Etwas Ähnliches passiert nicht nur im Strassenraum, sondern auch beim Wohnraum. In der Altstadt auf Naxos türmen sich Häuschen so verschachtelt auf- und ineinander, dass von aussen kaum einzelne Bauten von ihren Nachbarn unterschieden werden können. Das Dach des Einen wird zum Balkon des Anderen, eine private Eingangstreppe dient als öffentliche Sitzgelegenheit. Nichts als überwältigende Komplexität. Verdichtung in ihrer poetischsten Form.

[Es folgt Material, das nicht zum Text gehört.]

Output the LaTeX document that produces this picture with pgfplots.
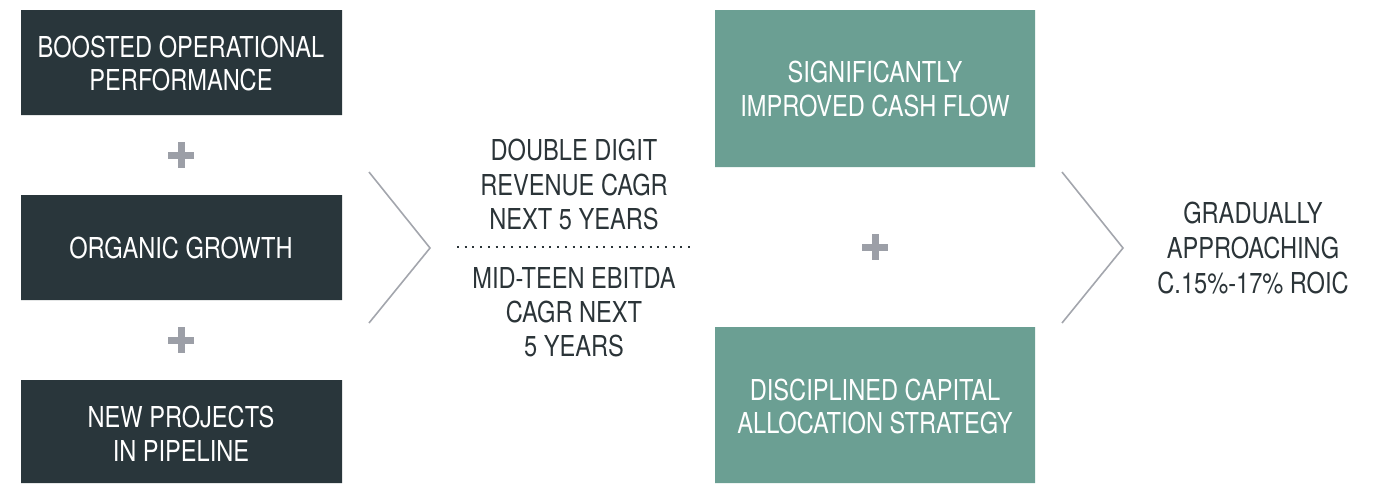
\documentclass[border=0pt]{standalone}
\usepackage{pgfplots}
\pgfplotsset{compat=1.18}
\usepackage{fontspec}
\setmainfont{TeX Gyre Heros}[FakeStretch=0.82]

\definecolor{darkbox}{HTML}{29363B}
\definecolor{greenbox}{HTML}{6B9F93}
\definecolor{darktext}{HTML}{2B3438}
\definecolor{plusgray}{HTML}{9C9FA7}
\definecolor{chevgray}{HTML}{A3A6AD}

\begin{document}
\begin{tikzpicture}
\begin{axis}[
    width=696pt, height=241.5pt,
    scale only axis,
    hide axis,
    xmin=0, xmax=1392,
    ymin=0, ymax=483,
    y dir=reverse,
    clip=false,
]
\path (axis cs:0,0) rectangle (axis cs:1392,483);

% left boxes
\addplot[fill=darkbox, draw=none] coordinates {(21,10) (342,10) (342,115) (21,115) (21,10)};
\addplot[fill=darkbox, draw=none] coordinates {(21,195) (342,195) (342,300) (21,300) (21,195)};
\addplot[fill=darkbox, draw=none] coordinates {(21,380) (342,380) (342,483) (21,483) (21,380)};

% right boxes
\addplot[fill=greenbox, draw=none] coordinates {(715,10) (1035,10) (1035,167) (715,167) (715,10)};
\addplot[fill=greenbox, draw=none] coordinates {(715,327) (1035,327) (1035,483) (715,483) (715,327)};

% plus signs
\addplot[plusgray, line width=3.5pt] coordinates {(168,155) (194,155)};
\addplot[plusgray, line width=3.5pt] coordinates {(181,142) (181,168)};
\addplot[plusgray, line width=3.5pt] coordinates {(168,340) (194,340)};
\addplot[plusgray, line width=3.5pt] coordinates {(181,327) (181,353)};
\addplot[plusgray, line width=3.5pt] coordinates {(862,247) (888,247)};
\addplot[plusgray, line width=3.5pt] coordinates {(875,234) (875,260)};

% chevrons
\addplot[chevgray, line width=0.8pt] coordinates {(369,172) (430,248) (369,323)};
\addplot[chevgray, line width=0.8pt] coordinates {(1062,172) (1123,248) (1062,323)};

% dotted divider
\addplot[darktext, line width=1pt, dash pattern=on 1pt off 2.85pt] coordinates {(457,247) (690,247)};

% texts
\tikzset{lbl/.style={anchor=base, inner sep=0pt, font=\fontsize{14.4}{17}\selectfont}}
\node[lbl, text=white] at (axis cs:181,57) {BOOSTED OPERATIONAL};
\node[lbl, text=white] at (axis cs:181,90) {PERFORMANCE};
\node[lbl, text=white] at (axis cs:181,258) {ORGANIC GROWTH};
\node[lbl, text=white] at (axis cs:181,427) {NEW PROJECTS};
\node[lbl, text=white] at (axis cs:181,461) {IN PIPELINE};

\node[lbl, text=darktext] at (axis cs:574,160) {DOUBLE DIGIT};
\node[lbl, text=darktext] at (axis cs:574,195) {REVENUE CAGR};
\node[lbl, text=darktext] at (axis cs:574,229) {NEXT 5 YEARS};
\node[lbl, text=darktext] at (axis cs:574,288) {MID-TEEN EBITDA};
\node[lbl, text=darktext] at (axis cs:574,322) {CAGR NEXT};
\node[lbl, text=darktext] at (axis cs:574,356) {5 YEARS};

\node[lbl, text=white] at (axis cs:875,82) {SIGNIFICANTLY};
\node[lbl, text=white] at (axis cs:875,116) {IMPROVED CASH FLOW};
\node[lbl, text=white] at (axis cs:875,400) {DISCIPLINED CAPITAL};
\node[lbl, text=white] at (axis cs:875,433) {ALLOCATION STRATEGY};

\node[lbl, text=darktext] at (axis cs:1253,223) {GRADUALLY};
\node[lbl, text=darktext] at (axis cs:1253,258) {APPROACHING};
\node[lbl, text=darktext] at (axis cs:1253,293) {C.15\%-17\% ROIC};
\end{axis}
\end{tikzpicture}
\end{document}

Eine solche Bauart ist in der Schweiz nicht einmal vorstellbar. Das Trennen von Hauseinheiten kann sogar als Schweizer Hobby bezeichnet werden. Der eigene Garten scheint nicht selten gerade deswegen so gepflegt zu werden, damit niemand auf die Idee kommen könnte, der Freiraum um das Eigenheim sei für Freiwild zugänglich. Je gepflegter die Wiese, je unnatürlicher das Blumenarrangement, desto deutlicher der Appell, dass hier jemand über den leeren Raum herrscht.
Und doch haben gerade in letzter Zeit neue Wohnformen Furore gemacht, welche dieses vermeintliche Grundgesetz in Frage stellen: In den Genossenschaften der verschiedenen Kraftwerke, der Kalkbreite und in „Mehr als wohnen“ auf dem Hunziker-Areal entstanden Wohnkonzepte, die im Grunde im Vermischen von Räumen bestehen. Das Dach des Tramdepots wird zum Pärklein, dein Yoga-Raum wird zu meinem Nähatelier wird zu unserem Wohnzimmer, je nach Bedarf. Und alle sind mit allen durch irgendwas verbunden – durch eine abwechslungsreiche Gestaltung mit System, durch eine Rue Interieure, durch den gemeinsamen Quartierplatz.
Wenn das mal nicht nach einem geheimen Exportschlager aus Griechenland klingt.